Anders Breivik, Brenton Tarrant, Fernando Andre Sabag Montiel, Manuel Murillo. Noruega, Nueva Zelanda, Argentina, España. Una masacre de jóvenes socialistas, una de musulmanes, el asesinato de Cristina Fernández de Kirchner, el de Pedro Sánchez. Cuatro hombres, cuatro países, cuatro atentados perpetrados, intentados o planeados. Ninguna coordinación entre ellos. Breivik, Tarrant, Sabag, Murillo, son lobos solitarios, juanes palomo del crimen, ellos se lo guisan, ellos se lo comen. Y sin embargo, parece innegable que hay un nudo invisible que enlaza sus acciones; que las hace parte de una misma gran acción coaligada. Un violento fantasma, pero solo uno, recorre el mundo; ellos son otras tantas hebras de su sábana, y afortunadamente decaída, al menos por el momento, la virulencia de la yihad islamista, es la mayor amenaza terrorista que se cierne sobre Occidente. En Oslo, Wellington, Buenos Aires o Madrid, ya es más probable morir asesinado por un neonazi que por un muyahidin.
Toda organización terrorista se parece, antes que nada, a una empresa, con su CEO —el número uno—, su consejo de administración —la cúpula—, sus departamentos y subdepartamentos (aparatos, comandos, células...), etcétera. Y en un tiempo en que la revolución tecnológica propicia la aparición de nuevas formas creativas de organización empresarial, los nuevos terrorismos las adoptan a su modo. La yihad fascista, igual que la islamista, es un terrorismo uberizado; una economía colaborativa del pistolerismo, perpetrado ahora, no ya por gudaris incrustados en una férrea estructura piramidal, con superiores y subordinados, sino por falsos autónomos. Falsa es la autonomía de los Breivik, los Tarrant, los Sabag, los Murillo, como falsa lo es la de un rider de Glovo. Se han formado —mejor sería decir «se han deformado»— bebiendo de los mismos manantiales envenenados; submundos de Internet que no conocen fronteras, y por los cuales circulan embustes, lemas y símbolos de ámbito planetario, levemente adaptados, todo lo más, al color local de cada sitio, cual los snacks de un McDonald’s. Lo que en Estados Unidos se llama QAnon, se llama Caso Bar España en nuestro país, pero es la misma teoría disparatada de la conspiración, fábula de élites pedófilas y sanguinarias. La rana Pepe lleva gorra de MAGA allá y rojigualda aquí, pero es el mismo batracio. Brenton Tarrant llevaba, inscrito en las armas con las que masacró a 51 personas a la salida de una mezquita neozelandesa, entre los de otros santos islamófobos, el nombre de Pelayu. La batalla de Covadonga era invocada recientemente en un spot de Bolsonaro.

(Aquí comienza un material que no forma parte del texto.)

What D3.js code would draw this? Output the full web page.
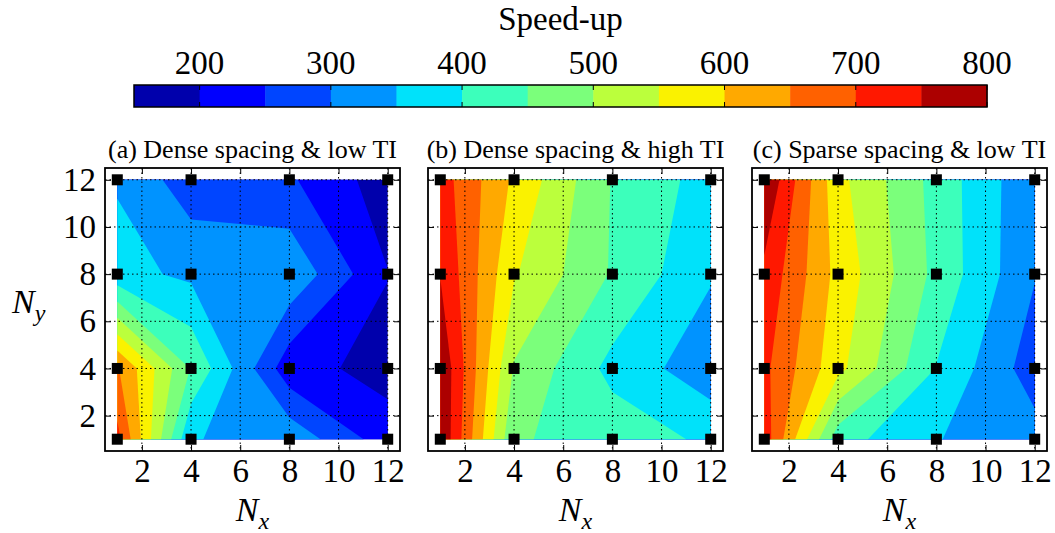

Los soldados de esta yihad uberizada, ikeizada también, fabrican y ensamblan por sí mismos las piezas del atentado. Ellos se forman, ellos buscan las armas, ellos las pagan, ellos diseñan el operativo, ellos disparan, ellos asumen, en última instancia, las responsabilidades penales. Pero, para que todo esto ocurra, alguien ha tenido que susurrarles el do it yourself. Hay en alguna parte uno o varios señores X que con esta ingeniosidad subcontratante se ahorran el dinero y el esfuerzo de buscar y pagar sedes, insumos, nóminas, cotizaciones; y hasta la posibilidad de indeseables sindicaciones: también se sindican a veces los gudaris, e imponen cambios de rumbo a cúpulas reticentes.
La yihad fascista, como Uber, como Glovo, sí es una pirámide. Tiene CEO, COO, consejo de administración, departamentos, un reparto jerárquico de tareas, superiores, subordinados; tiene jefes, cúpula, aparatos, comandos, brazo político, una miríada de organizaciones satélite y colaboradores legales; tiene diputados, presentadores de radio y televisión, tertulianos, columnistas, ensayistas que no pegan un tiro, pero señalan el objetivo y calientan los cascos a quienes están dispuestos a pegarlo. Los hilos que unen todo esto son a los que enhebraban a los viejos militantes del terrorismo analógico lo que las ondas de wifi al cable telefónico. Todo se ha vuelto ahora aéreo e invisible, pero eso no significa que la trabazón que anudan sea menos fuerte, menos firme, menos contundente. Hace falta una ley rider del terrorismo ultraderechista, que agarre de las solapas a los trileros del desentendimiento y les diga: "Ustedes son responsables de facto de esta gente, y como tales los vamos a tratar".